Notes and References

  1. (Ba Shin 1982: 42): G.H. Luce takes the inscription at the Thissawaddy Pagoda dated to 1334 as evidence as she was alive then. Ba Shin (Ba Shin 1982: 45) points out that the inscription, which was donated by one her servants, does not explicitly say that the dowager queen was still alive. He nonetheless agrees with Luce that she was probably still alive.
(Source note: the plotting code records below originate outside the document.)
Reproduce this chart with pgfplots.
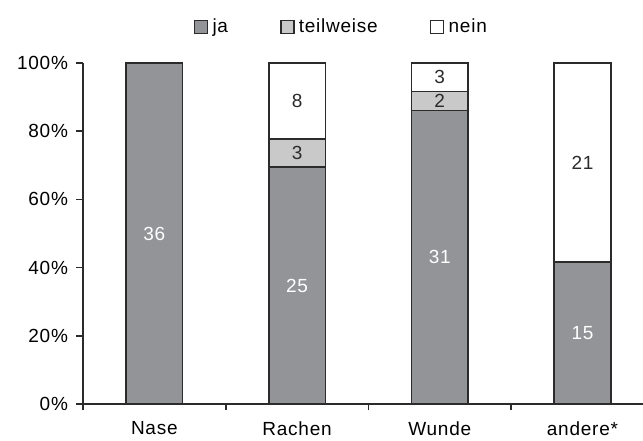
\documentclass[border=0pt]{standalone}
\usepackage{fontspec}
\setmainfont[LetterSpace=4]{Liberation Sans}
\usepackage{pgfplots}
\pgfplotsset{compat=1.18}
\usepackage{pgfplotstable}

\definecolor{jaFill}{HTML}{939497}
\definecolor{twFill}{HTML}{C9C9C9}
\definecolor{edge}{HTML}{2B2B2B}

% counts per site: ja / teilweise / nein
\pgfplotstableread{
idx ja tw nein
0 36 0 0
1 25 3 8
2 31 2 3
3 15 0 21
}\counts

\pgfplotsset{
  seg/.style={
    visualization depends on={\thisrow{#1}\as\cnt},
    nodes near coords={\pgfmathparse{int(round(\cnt))}\ifnum\pgfmathresult>0 \pgfmathresult\fi},
    every node near coord/.append style={anchor=center},
  },
}

\begin{document}
\begin{tikzpicture}[font=\fontsize{19}{22}\selectfont]
\begin{axis}[
  x=142.7pt, y=3.41pt,
  xmin=-0.5, xmax=3.424, ymin=0, ymax=100,
  ybar stacked, bar width=56.5pt,
  axis x line=bottom, axis y line=left,
  axis line style={edge, line width=1.6pt, -},
  xtick={-0.5,0.5,1.5,2.5}, xticklabels={},
  extra x ticks={0,1,2,3},
  extra x tick labels={Nase,Rachen,Wunde,andere*},
  extra x tick style={major tick length=0pt},
  ytick={0,20,...,100},
  yticklabel={\pgfmathprintnumber{\tick}\%},
  /pgf/number format/assume math mode=true,
  tick align=outside, major tick length=6.5pt,
  tick style={edge, line width=1.6pt},
  yticklabel style={xshift=-5pt},
  xticklabel style={yshift=-14pt},
  legend style={at={(axis cs:1.31,110.6)}, anchor=center, draw=none, fill=none,
    legend columns=3,
    /tikz/every even column/.append style={column sep=50pt}},
  legend image code/.code={\draw[#1, line width=1.6pt] (0pt,-6.5pt) rectangle (13pt,6.5pt);
    \path[draw=none, fill=none] (13pt,0pt) -- (16pt,0pt);},
  clip=false,
]
\addplot[fill=jaFill, draw=edge, line width=1.6pt, seg=ja,
  every node near coord/.append style={text=white}]
  table[x=idx, y expr={\thisrow{ja}/(\thisrow{ja}+\thisrow{tw}+\thisrow{nein})*100}] {\counts};
\addplot[fill=twFill, draw=edge, line width=1.6pt, seg=tw,
  every node near coord/.append style={text=edge}]
  table[x=idx, y expr={\thisrow{tw}/(\thisrow{ja}+\thisrow{tw}+\thisrow{nein})*100}] {\counts};
\addplot[fill=white, draw=edge, line width=1.6pt, seg=nein,
  every node near coord/.append style={text=edge}]
  table[x=idx, y expr={\thisrow{nein}/(\thisrow{ja}+\thisrow{tw}+\thisrow{nein})*100}] {\counts};
\legend{ja,teilweise,nein}
\coordinate (O) at (axis cs:-0.5,0);
\end{axis}
\pgfresetboundingbox
\path ([shift={(-83pt,-37pt)}]O) rectangle ([shift={(560pt,404pt)}]O);
\end{tikzpicture}
\end{document}
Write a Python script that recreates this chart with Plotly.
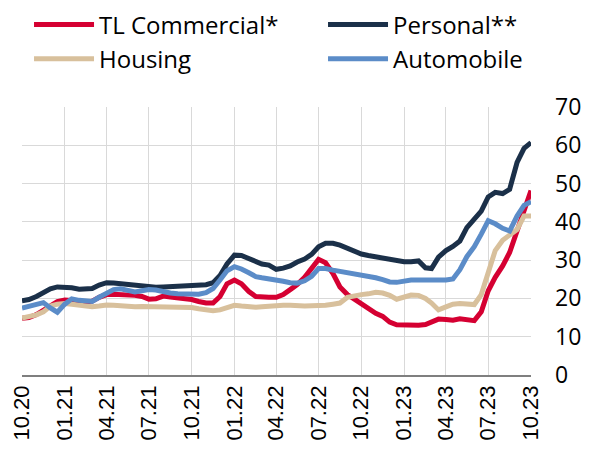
import plotly.graph_objects as go

# semi-monthly observation dates, Oct 2020 .. Oct 2023
dates = []
for y in range(2020, 2024):
    for m in range(1, 13):
        for d in (1, 16):
            s = f"{y}-{m:02d}-{d:02d}"
            if "2020-10-01" <= s <= "2023-10-01":
                dates.append(s)

tl_commercial = [14.8, 15.0, 15.8, 17.0, 18.3, 19.2, 19.6, 19.6, 19.3, 19.1, 19.3, 20.3,
                 21.0, 21.1, 21.1, 21.0, 20.8, 20.5, 19.8, 19.9, 20.6, 20.4, 20.2, 20.0,
                 19.7, 19.2, 18.8, 18.8, 20.5, 23.8, 24.8, 23.8, 21.8, 20.5, 20.3, 20.3,
                 20.3, 21.0, 22.3, 23.6, 25.5, 28.0, 30.2, 29.3, 26.5, 23.0, 21.0, 19.8,
                 18.5, 17.3, 16.1, 15.3, 13.8, 13.1, 13.0, 12.8, 13.0, 13.2, 14.0, 14.6,
                 14.5, 14.3, 14.7, 14.4, 14.2, 16.5, 22.0, 25.5, 28.5, 32.0, 37.5, 42.5,
                 48.2]

personal = [19.4, 19.7, 20.5, 21.5, 22.5, 23.0, 23.0, 22.8, 22.4, 22.5, 22.6, 23.5,
            24.1, 24.0, 23.8, 23.5, 23.3, 23.2, 23.0, 22.9, 23.0, 23.1, 23.3, 23.3,
            23.4, 23.5, 23.6, 24.1, 26.0, 29.0, 31.3, 31.2, 30.3, 29.4, 29.0, 28.7,
            27.6, 27.9, 28.5, 29.5, 30.3, 31.5, 33.5, 34.4, 34.4, 33.9, 33.0, 32.3,
            31.6, 31.2, 30.8, 30.5, 30.3, 29.8, 29.6, 29.6, 29.8, 28.0, 27.8, 30.8,
            32.5, 33.6, 35.0, 38.5, 40.6, 42.8, 46.5, 47.7, 47.4, 48.5, 55.5, 59.2,
            60.7]

housing = [14.9, 15.2, 15.7, 16.5, 18.0, 18.5, 18.7, 18.5, 18.2, 18.0, 17.8, 18.0,
           18.3, 18.2, 18.0, 17.9, 17.8, 17.9, 17.9, 17.9, 17.9, 17.9, 17.9, 17.8,
           17.6, 17.3, 17.0, 16.8, 17.0, 17.6, 18.2, 18.0, 17.8, 17.7, 17.8, 18.0,
           18.1, 18.2, 18.2, 18.0, 18.0, 18.1, 18.1, 18.2, 18.5, 18.8, 20.3, 20.8,
           21.0, 21.2, 21.6, 21.4, 20.8, 19.8, 20.3, 20.9, 20.8, 20.0, 18.8, 17.0,
           17.8, 18.5, 18.7, 18.5, 18.4, 21.0, 27.0, 32.5, 35.2, 36.5, 38.0, 41.5,
           41.5]

automobile = [17.5, 17.9, 18.3, 18.9, 17.5, 16.4, 18.5, 19.9, 19.5, 19.3, 19.2, 20.3,
              21.5, 22.3, 22.5, 22.0, 21.7, 22.0, 22.3, 22.2, 21.7, 21.4, 21.2, 21.1,
              21.1, 21.1, 21.5, 22.6, 24.8, 27.2, 28.3, 27.7, 26.7, 25.7, 25.4, 25.0,
              24.8, 24.5, 24.1, 24.0, 24.6, 25.8, 27.8, 27.8, 27.4, 27.1, 26.8, 26.5,
              26.2, 25.8, 25.4, 24.9, 24.3, 24.2, 24.6, 24.8, 24.8, 24.8, 24.7, 24.7,
              24.8, 25.1, 27.5, 30.9, 33.5, 36.8, 40.3, 39.5, 38.3, 37.6, 41.5, 44.3,
              45.3]

tick_vals = ["2020-10-01", "2021-01-01", "2021-04-01", "2021-07-01", "2021-10-01",
             "2022-01-01", "2022-04-01", "2022-07-01", "2022-10-01", "2023-01-01",
             "2023-04-01", "2023-07-01", "2023-10-01"]
tick_text = ["10.20", "01.21", "04.21", "07.21", "10.21", "01.22", "04.22", "07.22",
             "10.22", "01.23", "04.23", "07.23", "10.23"]

series = [
    ("TL Commercial*", tl_commercial, "#D50032", "legend"),
    ("Personal**", personal, "#1B3049", "legend2"),
    ("Housing", housing, "#D8C09C", "legend"),
    ("Automobile", automobile, "#5B8CC8", "legend2"),
]

fig = go.Figure()
for name, vals, color, lg in series:
    fig.add_trace(go.Scatter(x=dates, y=vals, name=name, mode="lines", legend=lg,
                             line=dict(color=color, width=5)))

legend_common = dict(orientation="v", yref="paper", xref="paper", xanchor="left",
                     yanchor="top", itemwidth=60, tracegroupgap=0,
                     font=dict(family="Open Sans", size=24, color="black"),
                     bgcolor="rgba(0,0,0,0)")

# page body has an 8px margin, so the figure is 581x450 offset by (8, 8)
fig.update_layout(
    width=581, height=450,
    margin=dict(l=14, r=58, t=99, b=83, autoexpand=False),
    paper_bgcolor="white", plot_bgcolor="white",
    font=dict(family="Open Sans", size=22, color="black"),
    showlegend=True,
    legend=dict(x=0.0138, y=1.39, **legend_common),
    legend2=dict(x=0.5914, y=1.39, **legend_common),
    xaxis=dict(type="date", range=["2020-10-01", "2023-10-01"], tickvals=tick_vals,
               ticktext=tick_text, tickangle=-90,
               tickfont=dict(family="Liberation Sans", size=22),
               showgrid=True, gridcolor="#D9D9D9", gridwidth=1,
               showline=True, linecolor="#7F7F7F", linewidth=1.5, ticks="", zeroline=False),
    yaxis=dict(side="right", range=[0, 70], dtick=10, showgrid=True, gridcolor="#D9D9D9",
               gridwidth=1, zeroline=False, ticks="", ticklabelstandoff=23,
               tickfont=dict(family="Open Sans", size=23)),
)
fig.write_html("out.html")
  2. Hmannan Vol. 1 2003: 360
  3. Ba Shin 1982: 47
  4. Ba Shin 1982: 22–25
  5. Ba Shin 1982: 41–43
  6. Taw, Forchhhammer 1899: 136
  7. (Maha Yazawin Vol. 1 2006: 234, footnote 1): The editors of the 2006 edition of Maha Yazawin from the Universities Historical Research Department agree that there were three Pwa Saws in the late Pagan period. But they do not say that Hla Wun was Kyawswa's queen, or that Saw Hla Wun and Saw Thamathi were sisters. Since Ba Shin's date of her death depends on the two queens being sisters, the editors seem to be staying with the chronicle narrative that Hla Wun lived beyond 1296.